Supplied information:

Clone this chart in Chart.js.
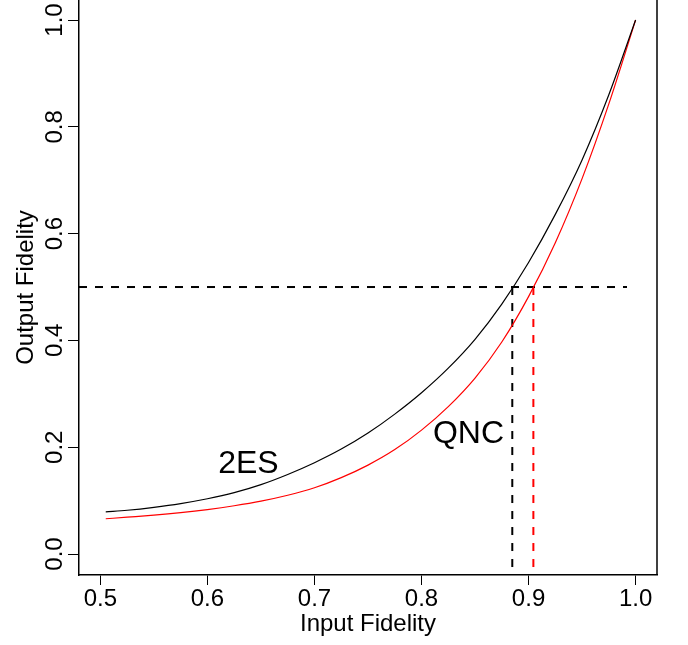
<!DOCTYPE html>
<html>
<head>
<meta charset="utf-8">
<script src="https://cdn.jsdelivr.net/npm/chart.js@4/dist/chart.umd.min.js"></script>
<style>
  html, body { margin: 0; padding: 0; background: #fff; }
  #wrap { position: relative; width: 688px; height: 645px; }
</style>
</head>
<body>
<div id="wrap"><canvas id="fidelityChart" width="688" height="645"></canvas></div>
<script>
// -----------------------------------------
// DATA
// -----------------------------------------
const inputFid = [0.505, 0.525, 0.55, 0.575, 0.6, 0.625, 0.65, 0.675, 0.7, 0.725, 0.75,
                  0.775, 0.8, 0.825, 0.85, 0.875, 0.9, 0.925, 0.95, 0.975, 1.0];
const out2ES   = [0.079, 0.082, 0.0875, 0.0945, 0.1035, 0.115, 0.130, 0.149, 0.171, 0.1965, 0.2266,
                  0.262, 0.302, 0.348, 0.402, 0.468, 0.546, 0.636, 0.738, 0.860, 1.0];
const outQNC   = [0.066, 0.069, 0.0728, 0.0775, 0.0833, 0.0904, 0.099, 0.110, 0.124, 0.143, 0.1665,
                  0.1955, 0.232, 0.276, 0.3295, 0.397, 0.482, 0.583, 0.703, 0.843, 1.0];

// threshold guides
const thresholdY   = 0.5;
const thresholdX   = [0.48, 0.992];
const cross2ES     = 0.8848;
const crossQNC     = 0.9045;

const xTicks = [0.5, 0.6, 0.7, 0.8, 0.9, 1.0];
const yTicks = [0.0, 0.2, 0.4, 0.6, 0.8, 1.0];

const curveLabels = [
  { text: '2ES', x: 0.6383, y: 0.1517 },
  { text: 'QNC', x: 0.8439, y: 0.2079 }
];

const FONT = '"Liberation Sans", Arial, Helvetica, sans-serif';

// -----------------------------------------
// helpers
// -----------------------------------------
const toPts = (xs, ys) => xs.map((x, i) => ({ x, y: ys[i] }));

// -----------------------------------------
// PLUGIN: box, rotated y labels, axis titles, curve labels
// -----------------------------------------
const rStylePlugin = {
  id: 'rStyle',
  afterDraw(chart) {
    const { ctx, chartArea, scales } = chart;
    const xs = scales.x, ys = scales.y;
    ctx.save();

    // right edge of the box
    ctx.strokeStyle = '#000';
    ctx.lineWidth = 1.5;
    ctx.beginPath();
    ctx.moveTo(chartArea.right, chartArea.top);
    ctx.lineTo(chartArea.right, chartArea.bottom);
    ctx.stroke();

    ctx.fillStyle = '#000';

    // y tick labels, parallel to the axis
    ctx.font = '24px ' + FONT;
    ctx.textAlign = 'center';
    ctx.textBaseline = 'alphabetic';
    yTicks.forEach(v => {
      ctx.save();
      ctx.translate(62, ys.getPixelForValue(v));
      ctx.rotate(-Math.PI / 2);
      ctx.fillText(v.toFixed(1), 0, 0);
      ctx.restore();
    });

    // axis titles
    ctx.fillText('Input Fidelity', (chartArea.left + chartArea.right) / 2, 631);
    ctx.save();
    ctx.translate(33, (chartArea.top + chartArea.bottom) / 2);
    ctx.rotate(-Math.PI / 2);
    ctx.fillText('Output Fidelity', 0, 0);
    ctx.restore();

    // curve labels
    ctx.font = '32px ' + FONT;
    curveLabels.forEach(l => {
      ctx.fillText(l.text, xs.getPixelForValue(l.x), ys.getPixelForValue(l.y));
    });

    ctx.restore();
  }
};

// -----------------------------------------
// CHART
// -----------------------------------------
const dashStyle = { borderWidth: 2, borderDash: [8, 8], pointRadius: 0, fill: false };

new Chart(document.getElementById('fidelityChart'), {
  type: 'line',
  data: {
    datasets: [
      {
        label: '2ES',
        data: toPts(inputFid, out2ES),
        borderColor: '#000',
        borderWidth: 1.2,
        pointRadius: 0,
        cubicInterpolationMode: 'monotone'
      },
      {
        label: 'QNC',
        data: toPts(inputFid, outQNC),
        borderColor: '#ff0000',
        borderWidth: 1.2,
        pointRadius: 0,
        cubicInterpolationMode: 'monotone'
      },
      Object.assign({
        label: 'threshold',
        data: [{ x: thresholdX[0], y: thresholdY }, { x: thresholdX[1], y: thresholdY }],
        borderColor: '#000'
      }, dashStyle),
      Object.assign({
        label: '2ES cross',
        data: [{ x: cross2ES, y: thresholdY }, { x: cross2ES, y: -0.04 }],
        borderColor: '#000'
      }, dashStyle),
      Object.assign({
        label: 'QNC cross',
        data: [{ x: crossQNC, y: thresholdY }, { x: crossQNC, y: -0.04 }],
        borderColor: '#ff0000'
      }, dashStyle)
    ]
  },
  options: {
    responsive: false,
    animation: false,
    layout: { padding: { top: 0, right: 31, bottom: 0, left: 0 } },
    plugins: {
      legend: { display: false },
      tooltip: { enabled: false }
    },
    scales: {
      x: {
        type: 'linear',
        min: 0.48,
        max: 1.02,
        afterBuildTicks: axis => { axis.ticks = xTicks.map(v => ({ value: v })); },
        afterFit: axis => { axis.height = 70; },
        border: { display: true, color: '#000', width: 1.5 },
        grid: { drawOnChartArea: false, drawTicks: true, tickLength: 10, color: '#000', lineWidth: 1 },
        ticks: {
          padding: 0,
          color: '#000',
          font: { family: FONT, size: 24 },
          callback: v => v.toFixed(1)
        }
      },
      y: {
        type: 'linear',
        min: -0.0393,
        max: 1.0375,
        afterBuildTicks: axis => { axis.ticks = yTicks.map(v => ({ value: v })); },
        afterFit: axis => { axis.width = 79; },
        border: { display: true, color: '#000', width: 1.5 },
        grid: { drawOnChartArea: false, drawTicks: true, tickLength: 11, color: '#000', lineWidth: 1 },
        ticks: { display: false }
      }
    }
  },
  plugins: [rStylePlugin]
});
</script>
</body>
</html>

Direction:
Quote, please, every line of the material above from its start through the line that has "const toPts = (xs, ys)", reproducing the words exactly and dropping any images.

Response below:
Clone this chart in Chart.js.
<!DOCTYPE html>
<html>
<head>
<meta charset="utf-8">
<script src="https://cdn.jsdelivr.net/npm/chart.js@4/dist/chart.umd.min.js"></script>
<style>
  html, body { margin: 0; padding: 0; background: #fff; }
  #wrap { position: relative; width: 688px; height: 645px; }
</style>
</head>
<body>
<div id="wrap"><canvas id="fidelityChart" width="688" height="645"></canvas></div>
<script>
// -----------------------------------------
// DATA
// -----------------------------------------
const inputFid = [0.505, 0.525, 0.55, 0.575, 0.6, 0.625, 0.65, 0.675, 0.7, 0.725, 0.75,
                  0.775, 0.8, 0.825, 0.85, 0.875, 0.9, 0.925, 0.95, 0.975, 1.0];
const out2ES   = [0.079, 0.082, 0.0875, 0.0945, 0.1035, 0.115, 0.130, 0.149, 0.171, 0.1965, 0.2266,
                  0.262, 0.302, 0.348, 0.402, 0.468, 0.546, 0.636, 0.738, 0.860, 1.0];
const outQNC   = [0.066, 0.069, 0.0728, 0.0775, 0.0833, 0.0904, 0.099, 0.110, 0.124, 0.143, 0.1665,
                  0.1955, 0.232, 0.276, 0.3295, 0.397, 0.482, 0.583, 0.703, 0.843, 1.0];

// threshold guides
const thresholdY   = 0.5;
const thresholdX   = [0.48, 0.992];
const cross2ES     = 0.8848;
const crossQNC     = 0.9045;

const xTicks = [0.5, 0.6, 0.7, 0.8, 0.9, 1.0];
const yTicks = [0.0, 0.2, 0.4, 0.6, 0.8, 1.0];

const curveLabels = [
  { text: '2ES', x: 0.6383, y: 0.1517 },
  { text: 'QNC', x: 0.8439, y: 0.2079 }
];

const FONT = '"Liberation Sans", Arial, Helvetica, sans-serif';

// -----------------------------------------
// helpers
// -----------------------------------------
const toPts = (xs, ys) => xs.map((x, i) => ({ x, y: ys[i] }));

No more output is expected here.